Lange Zeit war die vorherrschende Meinung der Medizin, dass es sich zwar bei Migräne um ein schweres Leiden mit starker Reduzierung der Lebensqualitität handele, dass Migräne aber selbst keine körperlichen bzw. neurologischen Schäden hinterlasse. "Mit Migräne können Sie uralt werden" ist eine beliebte Aussage von Ärzten.
Es gibt Anzeichen dafür, dass diese Meinung revidiert werden muss.
Gehirnaufnahmen konnten zeigen, dass bei Migräne-Patienten das Vorkommen für stumme Infarkte gegenüber einer Kontrollgruppe zwar insgesamt nur leicht erhöht war (8,1% versus 5%), bezogen auf bestimmte Gehirnregionen zeigten sich aber signifikante Unterschiede.
In einer bestimmten Hirnregion (Okzipitallappen und hintere Hirnarterien) lag das Vorkommen bei Migränepatienten durchschnittlich bei 5,4%, in der Kontrollgruppe bei 0,7%. Migräne mit Aura erhöhte das Risiko um den Faktor 13,7, Migräne mit Aura mindestens einmal pro Monat sogar um den Faktor 15,8.
Andere kardiovaskuläre Risikofaktoren wie orale Langzeitkontrazeption, Tabak- und Alkoholkonsum sowie Bluthochdruck schienen dagegen keinen Einfluss auf die Häufigkeit der Hirninfarkte zu haben.
Unter den weiblichen Probanden fiel auf, dass Migränepatientinnen ein größeres Risiko besitzen, tiefe Läsionen der weißen Hirnsubstanz zu entwickeln als weibliche Kontrollpersonen. Die Anzahl der Läsionen korrelierte mit der Frequenz, in der Migräneanfälle auftraten. Allerdings war dieses Phänomen unabhängig von der Art der Migräne: sowohl bei Migräne mit Aura als auch bei Migräne ohne Aura war die Anzahl der Läsionen erhöht. Dies galt jedoch nicht für die männlichen Patienten: Hier konnte bezüglich der Häufigkeit der Läsionen kein Unterschied zu Kontrollpersonen festgestellt werden.

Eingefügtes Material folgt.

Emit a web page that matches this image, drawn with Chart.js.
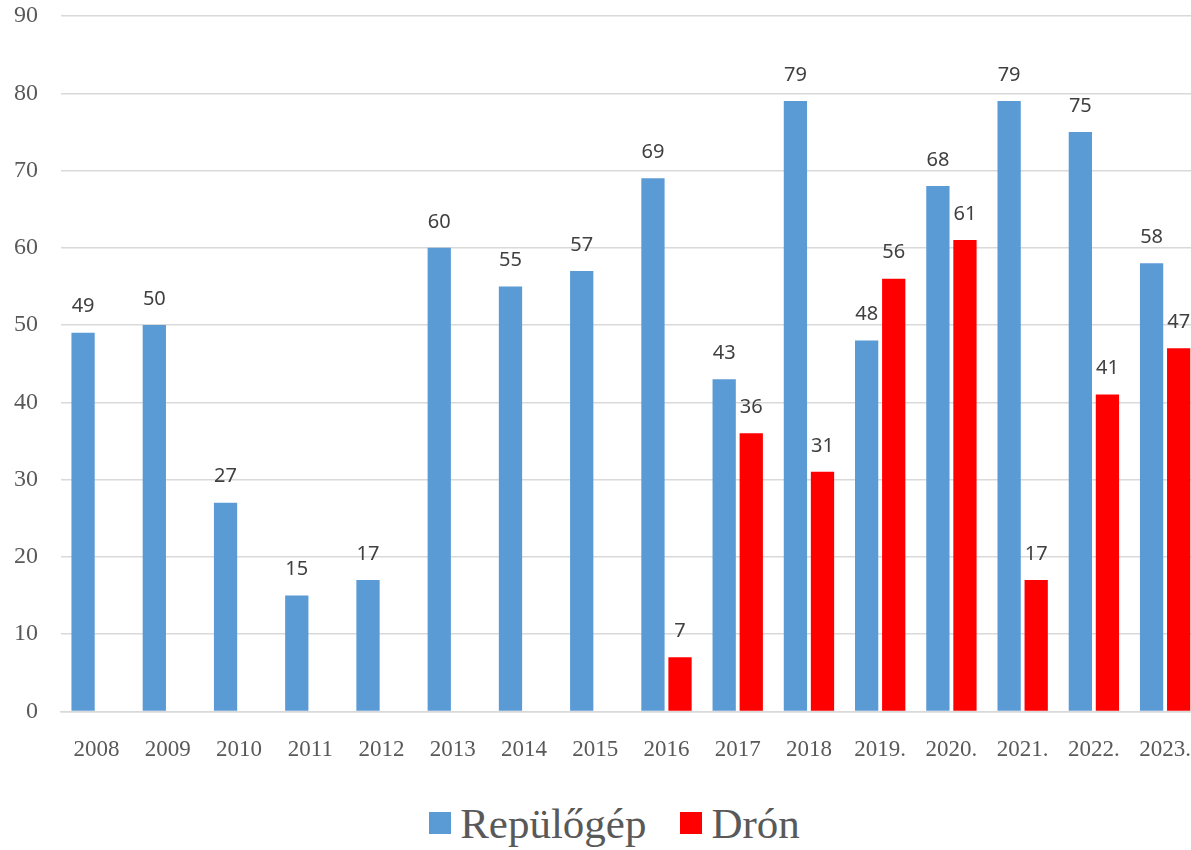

In einer anderen Studie wurde das Gehirn von 161 Migränikern mit Aura, 134 Migränikern ohne Aura und 140 Kontrollpersonen im Alter zwischen 30 und 60 Jahren (populationsbasierte Auswahl) mittels Kernspintomographie (Magnetresonanz-Tomographie: MRT) untersucht. Dabei wurden bei 4,4% der Migräniker aber nur bei 0,7% der Kontrollpersonen Hyperintensitäten (Aufhellungen) in der hinteren Schädelgrube festgestellt.
Eine weitere Studie mit 15 Kindern mit wiederholter Migräne, 10 Kindern mit Spannungskopfschmerzen und 23 gesunden Kindern ergab, dass die Kinder mit Migräne bei einer Messung 3 Stunden nach einer Attacke signifikant erhöhte Serum S100 Beta-Proteinspiegel im Blut aufwiesen. Dies war weder bei den gesunden Kindern noch bei Kindern mit Spannungskopfschmerzen der Fall. Die Forscher schließen daraus, dass eine Analyse der S100 Beta-Proteinspiegel bei Kindern auch als zusätzliches diagnostisches Kriterium verwendet werden könnte.

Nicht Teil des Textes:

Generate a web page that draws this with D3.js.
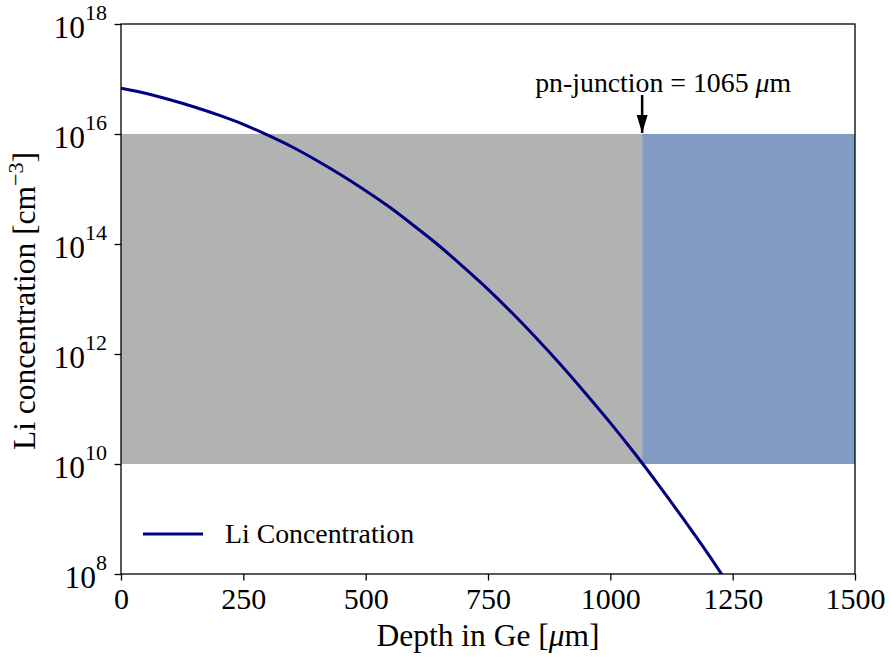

S100 Beta-Proteinspiegel sind auch bei Alzheimer und dem Down-Syndrom zum Teil bis zum 20-fachen erhöht. Ferner gelten erhöhte Werte nach Schlaganfällen als ein Indikator dafür, wie schwerwiegend der Schlaganfall gewesen ist, und wie dessen Abheilung fortschreitet. Erhöhte Werte bei Migränikern könnten deshalb ein Anzeichen dafür sein, dass es während einer Migräneattacke zu Schädigungen des Gehirns kommt.
All das lässt den Schluss zu, dass häufige schwere Migräneanfälle sehr wohl langfristig das Gehirn schädigen können. Die erhöhte Infarktrate speziell bei Aura-Patienten in speziellen Gehirnregionen lässt darüber hinaus vermuten, dass die eigentlichen Probleme schon vor dem Ausbruch des Migräne-Schmerzes entstehen, dann, wenn die Gefäße im Kopf eher verengt sind und die Gesamtversorgung des Gehirns beeinträchtigt ist.
Es kann auf Basis dieser Ergebnisse deshalb zurzeit nur jedem Migräne-Patienten mit schweren häufigen Migräneanfällen geraten werden, die Anzahl der Migräneattacken niedrig zu halten. Ein einfaches Bekämpfen der Migräne mit Akutmedikamenten wie Triptanen ist möglicherweise nicht ausreichend.